The strong absorption intensity is one of the most important factors for a superior photocatalyst. Compared with that of monolayer BP as illustrated in Fig. 7, the optical absorption of CNT/BP hybrids can be improved significantly in the visible-light region. It is understandable to think that the weak optical absorption of pure BP in the vis-light region is ascribed to the small values of s−p matrix elements in Eq. 3 due to the very low 3p states in the CB bottom. For the CNT/BP hybrids, C 2p- and P 3p-hybridized orbitals are predominant components at the lower part of CB and VB top (Fig. 3). The large states near the band gap of these CNT/BP hybrids correspond to the big values of sp and pp matrix elements in Eq. 3. Therefore, the light absorption of these CNT/BP hybrids is enhanced in the visible-light region (Fig. 7).
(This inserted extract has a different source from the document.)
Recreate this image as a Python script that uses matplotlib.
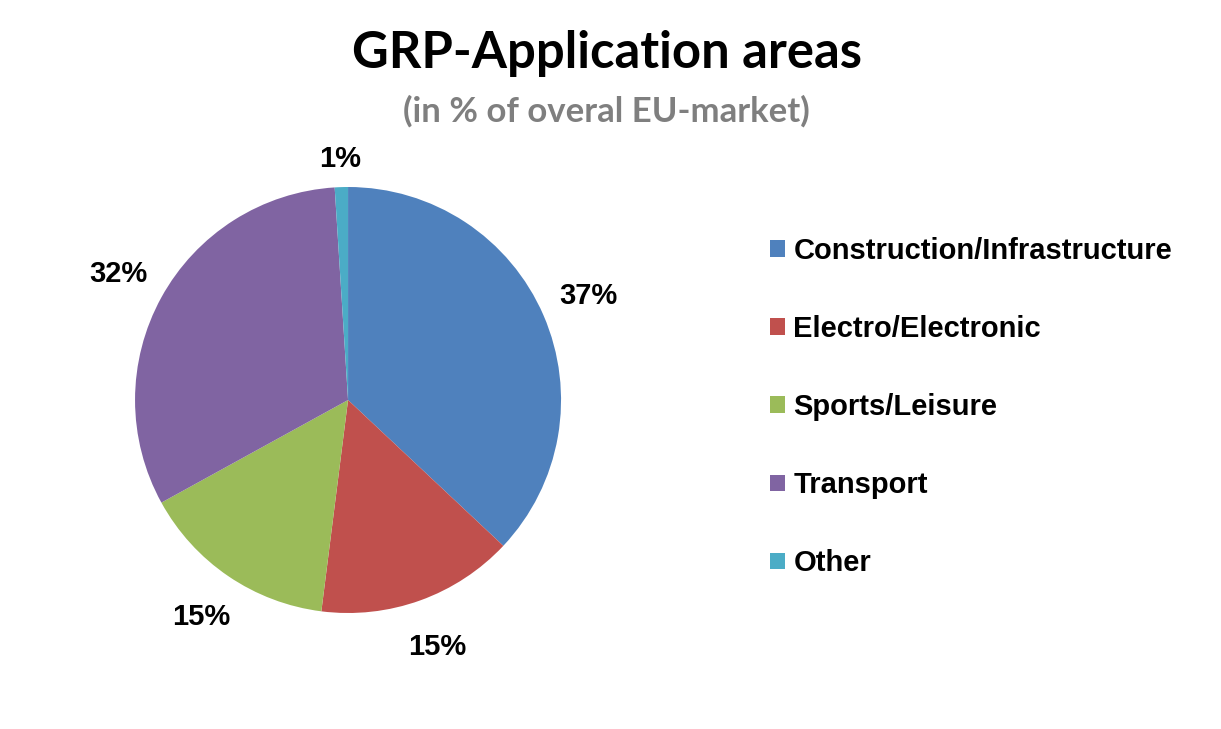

For the CNT/BP hybrids, the origins of the improved photocatalytic activity and stability are as follows. Firstly, the C 2p states of CNTs embedded into the band gap of BP (Fig. 3) give rise to more bound electrons taking part in the interband transitions, which not only extends the absorption range but also increases the absorption intensity compared to their individuals. Secondly, experimental results show that the BP/CNTs have a low equivalent resistance, 13 times lower than that of BP [43]. The observed excellent electrocatalytic activity and stability of BP-CNTs is much higher than that of BP, which has been attributed to much lower charge transfer resistance of BP/CNTs compared with that of BP [27]. In the CNT/BP hybrids, CNT networks with a large surface area and high conductivity play a key role of fast conductive bridge and can greatly improve the electrical conductivity of the BP catalyst. Therefore, the photogenerated charges can be shuttled freely along the conducting network of the CNT bundle under vis-light irradiation, and the photoexcited charge carriers can be effectively separated and transferred, resulting in a low carrier recombination rate and high photocatalytic activity. More importantly for the CNT(9,0)/BP hybrids, forming a type-II heterojunction band alignment (Fig. 4) makes the photoexcited electrons and holes move to different sides of heterojunction and subsequently result in an efficiently spatial separation of electron–hole pairs on before recombination [42]. Furthermore, some neutral C atoms are charged due to charge transfer in CNTs, which will become active sites from being initially catalytically inert, making the CNTs to be a highly active co-catalyst in these hybrids. Besides, the number of active sites increased significantly due to the loss of electrons during the photocatalytic process. The synergistic effects of the above factors can result in enhanced vis-light photocatalytic performance of the CNT/BP hybrids. Based on the above analysis, coupling CNT on the BP semiconductor would improve the photocatalytic activity of BP.

Conclusions

In summary, we have investigated the potential applications of the CNT/BP composites in photocatalysis by analyzing the electronic and optical properties under the framework of DFT. Our results show that the CNT/BP hybrids have small band gap (< 0.8 eV), resulting into their strong absorption in not only vis-light region but also near-infrared spectral regions. More importantly, a type II heterojunction can effectively separate the photoexcited charge carriers in CNT(9,0)/BP hybrid and can facilitate the separation of photoexcited electrons and holes. Thus, it is reasonable to conclude that CNT/BP hybrids would be a good candidate as a photocatalyst, which can contribute to developing highly efficient phosphorene-based or CNT-based nanophotocatalysts.